これは一体どういうことだ……? と思ったところで音声ガイドの解説が。

《平治物語絵巻 三条殿夜討巻》(部分)鎌倉時代、13世紀後半

実は当時、天皇や上皇を直接描くことは禁止されていました。よってこの絵巻では後白河院を乗せた「車」を本人に見立てて描写しています。ひとつ前に紹介したナポレオンの肖像画は、本人が堂々と描かれていますが、対照的に描かないことで身分を示すという日本独自の表現が印象的ですね。

隠れた龍はどこ?

会場風景 写真手前:《龍袍》清、乾隆帝時代 1736-1796年 

絹糸と金糸をふんだんに使ったこの《龍袍》は、清の乾隆帝のためにつくられた宮廷服。皇帝を象徴する12の紋章や、皇帝のみが纏うことを許される色が用いられています。袍は重要な儀礼の席で出席者全員が着用することになっており、階級が色で示されていました。
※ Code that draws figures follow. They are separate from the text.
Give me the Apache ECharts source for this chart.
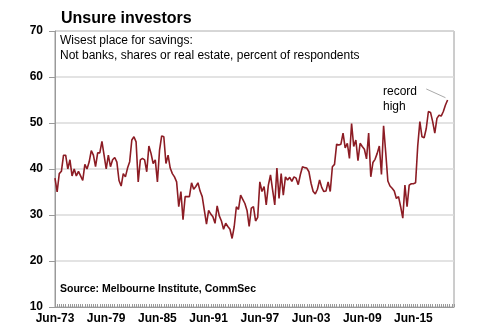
<!DOCTYPE html>
<html>
<head>
<meta charset="utf-8">
<title>Unsure investors</title>
<script src="https://cdn.jsdelivr.net/npm/echarts@6/dist/echarts.min.js"></script>
<style>
  html, body { margin: 0; padding: 0; background: #fff; }
  #chart { width: 488px; height: 330px; }
</style>
</head>
<body>
<div id="chart"></div>
<script>
// quarterly survey readings, Jun-73 onwards (% of respondents)
var values = [
  38, 35, 39, 39.5, 43, 43, 40, 42, 38.5, 40,
  38.5, 39.5, 38.5, 37.5, 41, 40, 41.5, 44, 43, 40.5,
  43.5, 43.5, 46, 43, 40, 43, 40.5, 42, 42.5, 41.5,
  37.5, 36.3, 39, 38.3, 40.2, 41.6, 46.3, 47, 45.9, 37.2,
  42, 42.3, 42, 39.4, 45, 43.4, 41.2, 42, 37.2, 44.1,
  47.2, 47, 41.2, 43, 40.2, 39, 38.3, 37.2, 31.8, 35.1,
  29, 34, 34, 34, 37, 35.6, 36.2, 37, 35.2, 34,
  31, 28, 31, 30.2, 29.6, 28.2, 32, 29.8, 28.7, 26.9,
  28.2, 27.5, 26.9, 24.9, 27.5, 31.8, 31.2, 34.3, 33.4, 32.5,
  31, 27.5, 31.5, 31.8, 28.7, 29.5, 37.2, 35.1, 36.2, 32.2,
  36.5, 38.7, 35.4, 32.2, 40.2, 33.6, 39, 34.3, 38.3, 37.6,
  38.2, 37.3, 38.3, 38, 36.6, 38.8, 40.5, 40.3, 40.2, 39.4,
  36.9, 35.1, 34.6, 35.6, 37.6, 36, 35.1, 35.2, 37.2, 35.1,
  40.5, 41, 45.4, 45.2, 45.4, 47.8, 44.6, 45.6, 42.3, 49.9,
  44.9, 46.3, 41.8, 45.6, 44.9, 44.3, 42.2, 47.8, 38.3, 41.4,
  42.1, 43.4, 45, 38.8, 49.4, 43.6, 37.4, 36.3, 35.8, 35.2,
  33.6, 34, 31.8, 29.3, 36.5, 31.8, 36.5, 36.8, 36.8, 37,
  45, 50.3, 47, 46.8, 48.8, 52.5, 52.3, 50.3, 47.8, 51,
  51.7, 51.5, 52.5, 53.9, 55
];

var tickLabels = ['Jun-73', 'Jun-79', 'Jun-85', 'Jun-91', 'Jun-97', 'Jun-03', 'Jun-09', 'Jun-15'];

// quarter names for the category axis (a few spare quarters past the last reading)
var months = ['Mar', 'Jun', 'Sep', 'Dec'];
var quarters = [];
for (var q = 1; quarters.length < 188; q++) {
  var yr = 1973 + Math.floor(q / 4);
  quarters.push(months[q % 4] + '-' + String(yr % 100).padStart(2, '0'));
}

var recordText = 'record\nhigh';
var font = '"Liberation Sans", Arial, sans-serif';

var chart = echarts.init(document.getElementById('chart'));
var option = {
  backgroundColor: '#fff',
  animation: false,
  textStyle: { fontFamily: font },
  title: {
    text: 'Unsure investors',
    left: 56, top: 6,
    textStyle: { fontSize: 16, fontWeight: 'bold', color: '#000', fontFamily: font }
  },
  grid: {
    left: 55, top: 31, width: 399, height: 276,
    show: true, borderColor: '#9a9a9a', borderWidth: 1
  },
  xAxis: {
    type: 'category',
    data: quarters,
    boundaryGap: false,
    axisLine: { lineStyle: { color: '#9a9a9a', width: 1 } },
    axisTick: { interval: 0, inside: true, length: 3, lineStyle: { color: '#9a9a9a' } },
    axisLabel: {
      interval: 0,
      margin: 6,
      fontSize: 12,
      fontWeight: 'bold',
      color: '#000',
      formatter: function (v) { return tickLabels.indexOf(v) >= 0 ? v : ''; }
    },
    splitLine: { show: false }
  },
  yAxis: {
    type: 'value',
    min: 10, max: 70, interval: 10,
    axisLine: { show: true, lineStyle: { color: '#9a9a9a' } },
    axisTick: { show: true, length: 6, lineStyle: { color: '#9a9a9a' } },
    axisLabel: { fontSize: 12, fontWeight: 'bold', color: '#000', margin: 12 },
    splitLine: { lineStyle: { color: '#dadada', width: 1.5 } }
  },
  series: [{
    type: 'line',
    data: values,
    symbol: 'none',
    lineStyle: { color: '#8c1c24', width: 1.6 },
    markLine: {
      silent: true,
      symbol: ['none', 'none'],
      lineStyle: { color: '#aaaaaa', width: 1, type: 'solid' },
      label: { show: false },
      data: [[{ coord: [quarters[174], 57.4] }, { coord: [quarters[183], 55.5] }]]
    }
  }],
  graphic: [
    {
      type: 'text', left: 60, top: 33,
      style: {
        text: 'Wisest place for savings:\nNot banks, shares or real estate, percent of respondents',
        font: '12px ' + font, fill: '#000', lineHeight: 15
      }
    },
    {
      type: 'text', left: 383, top: 84,
      style: { text: recordText, font: '12px ' + font, fill: '#000', lineHeight: 15 }
    },
    {
      type: 'text', left: 60, top: 284,
      style: { text: 'Source: Melbourne Institute, CommSec', font: 'bold 10.5px ' + font, fill: '#000' }
    }
  ]
};
chart.setOption(option);
</script>
</body>
</html>
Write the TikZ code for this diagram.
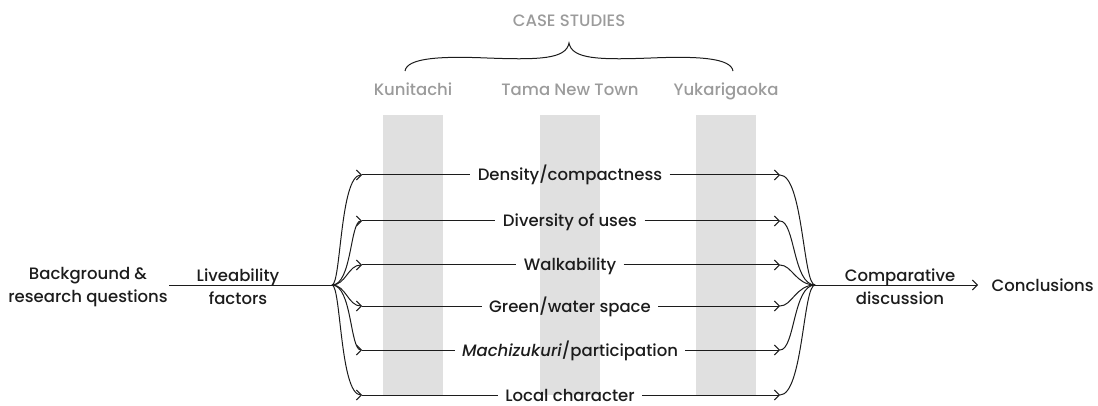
\documentclass[tikz,border=0pt]{standalone}
\usepackage{fontspec}
\setmainfont{Poppins}[UprightFont=* Medium,ItalicFont=* Medium Italic]
\usetikzlibrary{arrows.meta}

\definecolor{casegray}{HTML}{9B9B9B}
\definecolor{barfill}{HTML}{E0E0E0}
\definecolor{ink}{HTML}{1C1C1C}

\tikzset{
  casename/.style={anchor=base,text=casegray},
  factor/.style={text height=12pt,text depth=0pt,inner ysep=0pt,inner xsep=7pt},
  stage/.style={align=center,inner sep=1pt}
}

\begin{document}
\begin{tikzpicture}
    [x=1pt,y=-1pt,->,>={Straight Barb[length=5pt,width=10pt]},line width=1pt,draw=ink,
     every node/.style={font=\fontsize{16.5}{23}\selectfont,text=ink}]

    \useasboundingbox (0,0) rectangle (1098,406);

    % case study columns
    \foreach \x/\name/\txt in {413/kun/Kunitachi, 570/tama/Tama New Town, 726/yuka/Yukarigaoka} {
        \fill[barfill] (\x-30,115) rectangle (\x+30,395);
        \node[casename] (\name) at (\x,96) {\txt};
    }

    \node[casename] (cases) at (569,27) {CASE STUDIES};

    % brace over the three cases
    \coordinate (brl) at (405,71);
    \coordinate (brm) at (569,43);
    \coordinate (brr) at (733,71);
    \draw[-] (brl) .. controls (407,58) and (440,56) .. (487,58)
                   .. controls (540,60) and (566,59) .. (brm)
                   .. controls (572,59) and (598,60) .. (651,58)
                   .. controls (698,56) and (731,58) .. (brr);

    % stages left and right
    \node[stage] (bg) at (88,287) {Background \&\\research questions};
    \node[stage] (lv) at (238,287) {Liveability\\factors};
    \node[stage] (cd) at (900,287) {Comparative\\discussion};
    \node[factor,anchor=west,inner xsep=13pt] (cc) at (978,285) {Conclusions};

    \coordinate (lf) at (332,285);
    \coordinate (rf) at (815,285);

    \draw[-] (bg.east |- lf) -- (lf);
    \draw (rf) -- (cc.west);

    % factors, fanned out and gathered again
    \foreach \i/\y/\la/\lb/\ra/\rb/\txt in {
        1/175/341/340/803/803/{Density/compactness},
        2/221/352/350/795/793/{Diversity of uses},
        3/265/346/348/792/796/{Walkability},
        4/306/346/348/792/796/{Green/water space},
        5/350/352/350/795/793/{\textit{Machizukuri}/participation},
        6/395/341/340/803/803/{Local character}} {
        \coordinate (l\i) at (362,\y);
        \coordinate (r\i) at (780,\y);
        \node[factor] (f\i) at (570,\y) {\txt};
        \draw (lf) .. controls (\la,285) and (\lb,\y) .. (l\i);
        \draw[-] (l\i) -- (f\i.west);
        \draw (f\i.east) -- (r\i);
        \draw[-] (r\i) .. controls (\ra,\y) and (\rb,285) .. (rf);
    }
\end{tikzpicture}
\end{document}
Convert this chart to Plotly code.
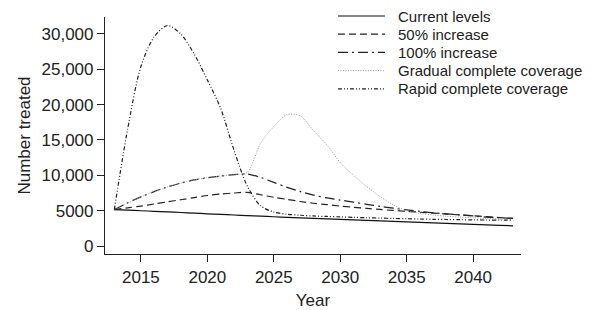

《龍袍》(部分)清、乾隆帝時代 1736-1796年

龍の刺繍が施されているのが見えますか? よく見ると爪は5本。当時「五爪龍」は皇帝のみに許されたモチーフでした(日本の障壁画などに描かれている龍は、ある時代まで爪が3本のものばかりです)。さて、龍の数を数えてみると全部で8匹いるように見えますが、実はこの袍には9匹の龍が住んでいるのだとか。あと1匹はどこに隠れているのでしょう? ──答えは音声ガイドにて解説されています。

美術品が持つ、本来の存在理由を紐解く展覧会

《吉備大臣入唐絵巻》(部分)平安時代後期-鎌倉時代初期 12世紀末

そのほか会場では、遣唐使である吉備真備と、鬼になった阿倍仲麻呂のバディが様々なクエストに立ち向かうユニークな絵巻《吉備大臣入唐絵巻》や、ボストン美術館に収蔵されて以来日本初公開となる狩野山雪の《老子・西王母図屏風》、そして同じく収蔵後日本初公開であり、本展のために修復が行われた増山雪斎の《孔雀図》など、見どころもエピソードも満載の作品が紹介されています。

会場風景 増山雪斎《孔雀図》江戸時代、享和元年(1801) 音声ガイドでは、会場近くにある雪斎ゆかりの地についても語られています

美しかったり迫力があったりと、私たちが美術品から受け取る印象は様々です。では、それらは一体「誰が」「何のために」作らせ、「いつ」「どのように」人々に見られてきたのでしょう? 作品が生まれた理由を紐解き、新たな視座を獲得することで、鑑賞体験はさらに深みを増すはずです。ぜひプラスアルファのエピソードを、音声ガイドを使って聴いてみてください。目の前の作品が新たな顔を見せてくれるかもしれません。